@StefanTalmon 17 July 2024
BEAKING: Netanyahu/Gallant Arrest Warrants
Germany submits amicus curiae observations to ICC Pre-Trial Chamber I with regard to the Prosecutor’s application for arrest warrants for Israeli officials. After the United Kingdom Germany is the second country trying to get Israel’s Prime Minister Netanyahu and Defence Minister Gallant off the hook of the ICC.
While the UK argued that the case was inadmissible because Palestine itself could not exercise criminal jurisdiction over Israeli nationals pursuant to the Oslo Accords, Germany tries a different argument. Germany submits that the case is inadmissible because the question of complimentarity cannot be decided during an ongoing armed conflict; at least not at the present stage. With regard to investigations initiated by the Israeli judiciary into attacks on schools and hospitals, the Federal Foreign Office stated: “In view of the seriousness of the allegations and the ongoing conflict, this requires time and care.”
It should be noted, however, that:
- The Prosecutor has not sought arrest warrants for attacks on schools and hospitals, but for starvation of civilians as a method of warfare from at least 8 October 2023 a war crime
- Investigations into the war crime of starvation of civilians as a method of warfare seem rather straight forward (which is proabably why the Prosecutor chose to start with this crime)

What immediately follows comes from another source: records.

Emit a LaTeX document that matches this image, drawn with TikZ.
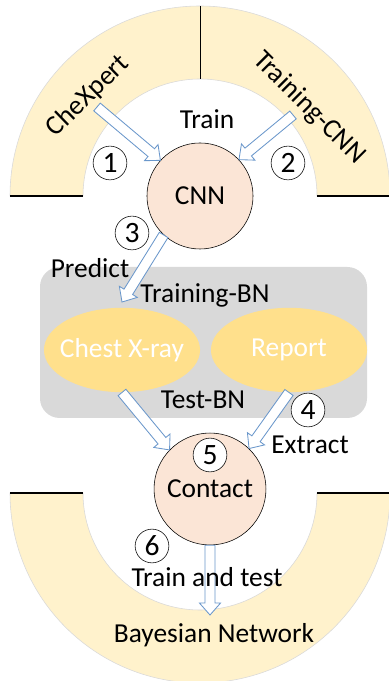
\documentclass[tikz,border=0pt]{standalone}
\usepackage{fontspec}
\setmainfont{Carlito}
\usepackage{tikz}
\usetikzlibrary{shapes,               % ellipses
           calc}                      % coordinates between $ $
\definecolor{sa}{HTML}{FFF2CC}
\definecolor{pe}{HTML}{FBE5D6}
\definecolor{jo}{HTML}{FFE08C}
\definecolor{gr}{HTML}{D9D9D9}
\definecolor{bl}{HTML}{6A97CB}

\begin{document}
\begin{tikzpicture}[x=0.025cm,y=0.025cm,
  every node/.style={font=\fontsize{19.5}{23}\selectfont},
  rond/.style={circle,draw=black,fill=pe,inner sep=0pt},
  num/.style={circle,draw=black,fill=white,inner sep=0pt,minimum size=24pt,font=\fontsize{21}{24}\selectfont},
  ell/.style={ellipse,fill=jo,inner sep=0pt,minimum width=111pt,minimum height=60pt},
  fl/.style={draw=bl,fill=white,line width=0.6pt,line join=miter}]
\def\bloc#1#2{%
\coordinate (cou) at ($(#2)!8.5pt!(#1)$);
\draw[fl] ($(#1)!3.6pt!90:(#2)$)--($(cou)!3.6pt!90:(#2)$)--($(cou)!7.5pt!90:(#2)$)--(#2)
  --($(cou)!7.5pt!-90:(#2)$)--($(cou)!3.6pt!-90:(#2)$)--($(#1)!3.6pt!-90:(#2)$)--cycle;}
\useasboundingbox (0,0) rectangle (388,681);
\fill[sa,draw=black!15](10,485)arc[start angle=180,end angle=0,radius=190]--(317,485)
  arc[start angle=0,end angle=180,radius=117]--cycle;
\fill[sa,draw=black!15](10,188)arc[start angle=180,end angle=360,radius=190]--(317,188)
  arc[start angle=360,end angle=180,radius=117]--cycle;
\draw(200,602)--(200,675);
\draw[line width=1.4pt](10,485)--(83,485) (317,485)--(390,485);
\draw[line width=1.4pt](10,188)--(83,188) (317,188)--(390,188);
\fill[gr,rounded corners=14pt](40,263)rectangle(367,414);
\node[rond,minimum size=75.4pt] (cnn) at (200,485) {CNN};
\node[rond,minimum size=79.6pt] (contact) at (210,192) {};
\node[ell,label={[text=white]center:Chest X-ray}] (chest) at (122,331) {};
\node[ell,label={[text=white]center:Report}] (report) at (289,331) {};
\coordinate (d1) at (97,574);
\coordinate (d2) at (293,566);
\coordinate (p3) at (122,379);
\coordinate (bn) at (210,66);
\bloc{d1}{cnn.138}
\bloc{d2}{cnn.43}
\bloc{cnn.227}{p3}
\bloc{chest.south}{contact.136}
\bloc{report.south}{contact.46}
\bloc{contact.south}{bn}
\node[rotate=44] (chex) at (88,585) {CheXpert};
\node[rotate=-45] (trcnn) at (309,573) {Training-CNN};
\node (train) at (207,562) {Train};
\node (predict) at (90,413) {Predict};
\node (trbn) at (205,386) {Training-BN};
\node (testbn) at (203,281) {Test-BN};
\node (extract) at (310,236) {Extract};
\node at (contact.center) {Contact};
\node (trtest) at (207,104) {Train and test};
\node (bayes) at (214,46) {Bayesian Network};
\node[num] (n1) at (110,518) {1};
\node[num] (n2) at (288,518) {2};
\node[num] (n3) at (132,448) {3};
\node[num] (n4) at (308,271) {4};
\node[num] (n5) at (210,226) {5};
\node[num] (n6) at (152,135) {6};
\end{tikzpicture}
\end{document}
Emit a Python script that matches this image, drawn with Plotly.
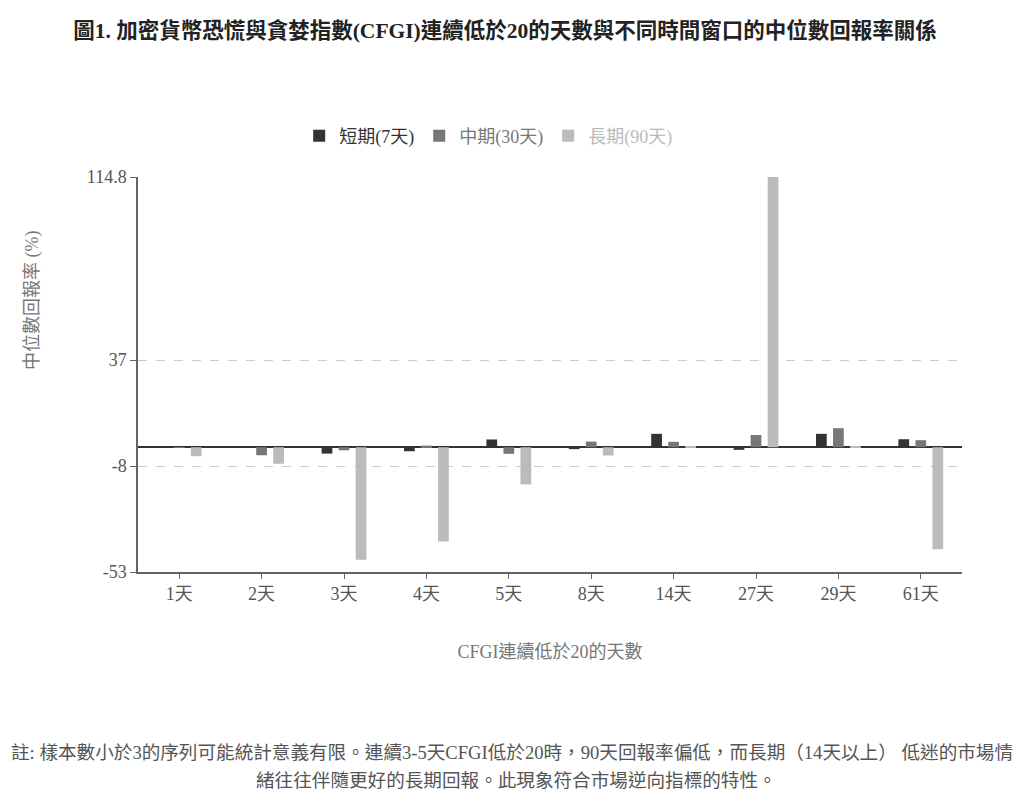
import plotly.graph_objects as go

days = ["1天", "2天", "3天", "4天", "5天", "8天", "14天", "27天", "29天", "61天"]

# median returns (%) per window
short_7 = [0.2, 0.2, -2.7, -1.7, 3.3, -0.8, 5.7, -1.1, 5.7, 3.4]
mid_30 = [0.1, -3.4, -1.3, 0.7, -2.8, 2.4, 2.3, 5.2, 8.1, 3.0]
long_90 = [-3.8, -7.0, -47.8, -40.0, -15.8, -3.5, 0.4, 114.8, 0.4, -43.3]

y_ticks = [-53, -8, 37, 114.8]
y_ticktext = ["-53", "-8", "37", "114.8"]

FONT = "Liberation Serif, Noto Sans CJK TC, serif"

series = [
    ("短期(7天)", short_7, "#333333"),
    ("中期(30天)", mid_30, "#777777"),
    ("長期(90天)", long_90, "#bbbbbb"),
]

fig = go.Figure()
for name, vals, col in series:
    fig.add_trace(go.Bar(
        x=days, y=vals,
        name="<span style='color:%s'>%s</span>" % (col, name),
        marker=dict(color=col, line=dict(width=0)),
    ))

# page has an 8px body margin, so the figure is 1016x802 and sits at (8, 8)
W, H = 1016, 802
L, T, PW, PH = 130, 169, 824, 395


def px(page_x):
    return (page_x - 8 - L) / PW


def py(page_y):
    return (T + PH - (page_y - 8)) / PH


fig.update_layout(
    width=W, height=H,
    margin=dict(l=L, r=W - L - PW, t=T, b=H - T - PH),
    paper_bgcolor="white", plot_bgcolor="white",
    font=dict(family=FONT, size=18, color="#555555"),
    barmode="group", bargap=0.38, bargroupgap=0.37,
    showlegend=True,
    title=dict(
        text="<b>圖1. 加密貨幣恐慌與貪婪指數(CFGI)連續低於20的天數與不同時間窗口的中位數回報率關係</b>",
        x=497 / W, xanchor="center", yref="container", y=1 - 22 / H, yanchor="middle",
        font=dict(family=FONT, size=21.5, color="#222222"),
    ),
    legend=dict(
        orientation="h", x=0.425, xanchor="center", y=py(136), yanchor="middle",
        font=dict(size=18), bgcolor="rgba(0,0,0,0)",
    ),
)

fig.update_xaxes(
    type="category",
    showline=True, linecolor="#666666", linewidth=1.5,
    ticks="outside", ticklen=5, tickcolor="#666666",
    showgrid=False,
    tickfont=dict(size=18, color="#555555"),
    title=dict(text="CFGI連續低於20的天數", font=dict(size=18, color="#777777"), standoff=42),
)

fig.update_yaxes(
    range=[-53, 114.8],
    tickvals=y_ticks, ticktext=y_ticktext,
    showline=True, linecolor="#666666", linewidth=1.5,
    ticks="outside", ticklen=6, tickcolor="#666666",
    showgrid=True, gridcolor="#cccccc", griddash="dash", gridwidth=1,
    zeroline=True, zerolinecolor="#333333", zerolinewidth=1.5,
    tickfont=dict(size=18, color="#555555"),
)

fig.add_annotation(
    text="中位數回報率 (%)", textangle=-90,
    xref="paper", yref="paper", x=px(32), y=py(301),
    xanchor="center", yanchor="middle", showarrow=False,
    font=dict(size=18, color="#777777"),
)

note1 = "註: 樣本數小於3的序列可能統計意義有限。連續3-5天CFGI低於20時，90天回報率偏低，而長期（14天以上） 低迷的市場情"
note2 = "緒往往伴隨更好的長期回報。此現象符合市場逆向指標的特性。"
for txt, cx, cy in [(note1, 512, 752), (note2, 516, 780)]:
    fig.add_annotation(
        text=txt, xref="paper", yref="paper",
        x=px(cx), y=py(cy),
        xanchor="center", yanchor="middle", showarrow=False,
        font=dict(size=18.6, color="#555555"),
    )

fig.write_html("out.html")
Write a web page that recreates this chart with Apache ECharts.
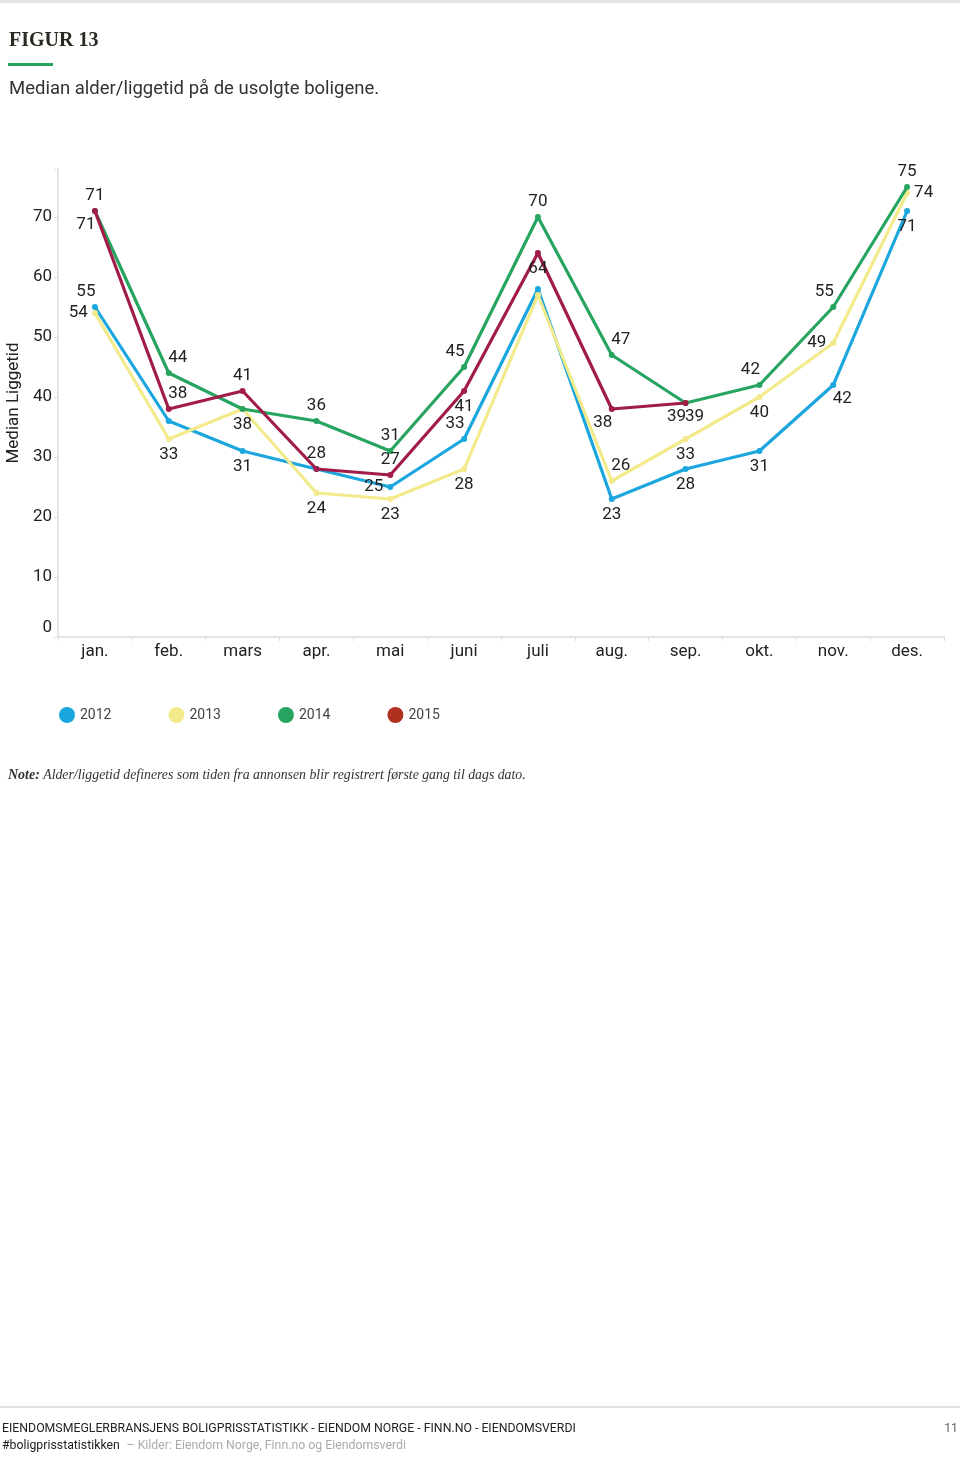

- If the Prosecutor was able to investigate the crime and prepare a case-file, so should have been the Israeli judiciary
- No investigation by the Israeli judiciary into the war crime of starvation as a method of warfare has been made known to the public
- If such an investigation against Prime Minister Netanyahu and Defence Minister Gallant was in fact being conducted by the Israeli judiciary, this should be brought to the attention of Pre-Trial Chamber I by Israel or the accused before any decision on the arrest warrants
- If the question of complimentarity cannot be decided during an ongoing armed conflict, that would also apply to the arrest warrants for the Hamas leaders
In any case, Germany’s submissions of amicus curiae observations will buy some more time. News reports of today, that arrest warrants for Prime Minister Netanyahu and Defence Minister Gallant are “expected within 2 weeks” are mistaken. Under the Rules of Procedure and Evidence, the Pre-Trial Chamber must first give the Prosecutor an opportunity to respond to Germany’s amicus curiae observations (and those of any other country that by 12 July 2024 had requested leave to file such observations). It will thus be several months before the Pre-Trial Chamber will decide on the Prosecutor’s application for arrest warrants for the Israeli and Hamas leaders.